In 1960, Gillman remained in Los Angeles, but switched to the new American Football League by becoming the head coach of the Chargers. A couple of years later, the Chargers moved to San Diego and the AFL, led by the likes of Sid Gillman and Hank Stram of the Kansas City Chiefs, beame recognized as a wide-open, passing league.
Under Gillman, the Chargers and won a total of five AFL Wester titles and won the AFL championship in 1963 with a 51-10 rout of the Boston Patriots. That game demonstrated Gillman’s wizadry as an offensive genius.
When he took over the Charges he made a number of innovations but one in particular changed the way professional football offenses approached their opponents. Gillman wanted to use the entire football field not just for running the football but for passing. Stretching the field, he threw deep and horizontal by placing the receivers far off the offensive line. One of Gillman’s disciples, the brilliant head coach of the San Francisco 49ers, said that Gillman “was so far ahead of his time [that] people couldn’t totally understand what he was doing.”
Gillman built on what the Bears did under Sid Luckman and his offensive coordinator Clark Shaughnessy and head coach George Halas. Gillman started using the T-formation beginning in 1946 at the University of Miami of Ohio during the heyday of the rebirth of the T-formation that had already been in use by the Bears and their Jewish quarterback. For Sid Gillman, it was just the start of building offensive plays for the formation which was to become a staple in both college and professional football.
When he became coach of the Los Angeles Rams in the 1950s, he invented the Spin-T formation.
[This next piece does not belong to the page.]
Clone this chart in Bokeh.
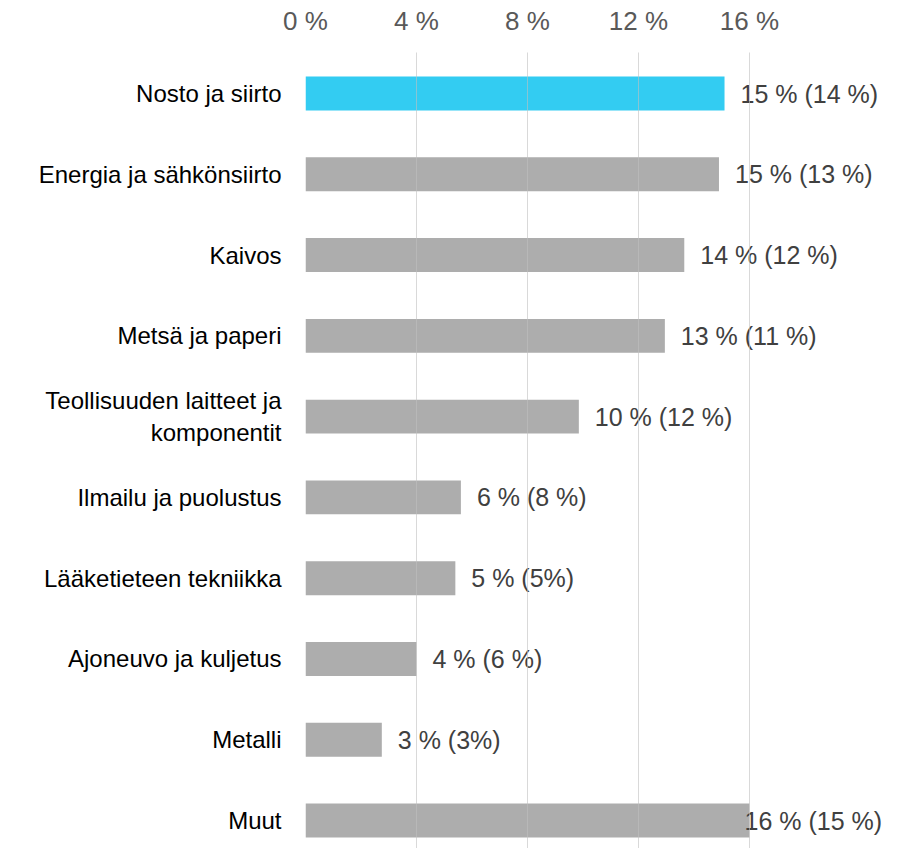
from bokeh.plotting import figure
from bokeh.models import ColumnDataSource, Range1d, FixedTicker
from bokeh.embed import file_html
from bokeh.resources import INLINE
from bokeh.core.properties import value

categories = ["Nosto ja siirto", "Energia ja sähkönsiirto", "Kaivos", "Metsä ja paperi",
              "Teollisuuden laitteet ja\nkomponentit", "Ilmailu ja puolustus",
              "Lääketieteen tekniikka", "Ajoneuvo ja kuljetus", "Metalli", "Muut"]
shares = [15.1, 14.9, 13.65, 12.95, 9.85, 5.6, 5.4, 4.0, 2.75, 16.0]
value_labels = ["15 % (14 %)", "15 % (13 %)", "14 % (12 %)", "13 % (11 %)", "10 % (12 %)",
                "6 % (8 %)", "5 % (5%)", "4 % (6 %)", "3 % (3%)", "16 % (15 %)"]
x_ticks = [0, 4, 8, 12, 16]
x_tick_labels = ["0 %", "4 %", "8 %", "12 %", "16 %"]

pos = list(range(len(categories)))
colors = ["#33CCF2"] + ["#ADADAD"] * (len(categories) - 1)

W, H = 896, 848
left, top = 305, 52
px_per_unit = 27.75
row_px = 80.78
first_row_px = 93

x_end = (W - left) / px_per_unit
y_top = -(first_row_px - top) / row_px
y_bot = (H - first_row_px) / row_px

# label anchor: just right of the bar, but kept inside the plot area
gap = 16 / px_per_unit
max_label_x = x_end - 152 / px_per_unit
label_x = [min(v + gap, max_label_x) for v in shares]

src = ColumnDataSource(dict(y=pos, v=shares, lx=label_x, lab=value_labels, c=colors))

p = figure(width=W, height=H, output_backend="svg", toolbar_location=None,
           x_range=Range1d(0, x_end), y_range=Range1d(y_bot, y_top),
           x_axis_location="above", min_border_left=left, min_border_right=0,
           min_border_top=top, min_border_bottom=0)
p.outline_line_color = None
p.background_fill_color = "white"
p.border_fill_color = "white"

p.hbar(y="y", right="v", left=0, height=0.42, fill_color="c", line_color=None, source=src)
p.text(x="lx", y="y", text="lab", source=src, text_baseline="middle",
       text_align="left", text_font=value("Liberation Sans"), text_font_size="25px",
       text_color="#404040")

xa = p.xaxis[0]
xa.ticker = FixedTicker(ticks=x_ticks)
xa.major_label_overrides = {t: l for t, l in zip(x_ticks, x_tick_labels)}
xa.axis_line_color = None
xa.major_tick_line_color = None
xa.minor_tick_line_color = None
xa.major_tick_out = 0
xa.major_label_standoff = 17
xa.major_label_text_font = "Liberation Sans"
xa.major_label_text_font_size = "26px"
xa.major_label_text_color = "#595959"

ya = p.yaxis[0]
ya.ticker = FixedTicker(ticks=pos)
ya.major_label_overrides = {i: c for i, c in zip(pos, categories)}
ya.axis_line_color = None
ya.major_tick_line_color = None
ya.minor_tick_line_color = None
ya.major_tick_out = 0
ya.major_label_standoff = 24
ya.major_label_text_font = "Liberation Sans"
ya.major_label_text_font_size = "24px"
ya.major_label_text_color = "#000000"

p.ygrid.grid_line_color = None
p.xgrid.ticker = FixedTicker(ticks=x_ticks)
p.xgrid.grid_line_color = "#BFBFBF"
p.xgrid.grid_line_alpha = 0.6
p.xgrid.level = "annotation"

open("out.html", "w").write(file_html(p, INLINE))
According to Sid Gillman biographer Josh Katzowitz, the offense functioned “in which the quarterback spun away from the line-which then allowed him to throw back across the field.” Also, Gillman invented the use of “X, Y and Z” receivers, terminology still used today, by placing the wideouts three to six yards outside the offensive tackle instead of the common use of placing them five feet away from the line.
It was really when Gilman switched to the American Football Legue with the Los Angeles, and later the San Diego, Chargers where Gillman really pushed the envelope of how offenses could pass the ball and gain a huge advantage over opposing defenses. Gilman used the long pass, to set up the short pass and then used the tight end to catch passes between the hash marks.
Gillman continued to innovate and teach others his philosophy and ideas.
Today, Jews still impact the game of Football. Owner Robert Kraft of the Super Bowl Champion New England Patriots, a Jew, is a proud supporter of the Israel and the Israeli Football League. This past summer Kraft led a group of 18 Hall of Fame gridiron greats like Roger Staubach, Jerome Bettis, Joe Montana and Jim Brown to the Holy Land. Kraft built and paid for a field in Ramat Hasharon where Palestinians and Israelis play together and against each other. In the current NFL there are over two dozen Jewish players in the league and little over a half a dozen owners of NFL teams. The present and future of the professional football will still be impacted by Jews whether the league and its current struggles in popularity continue to exist.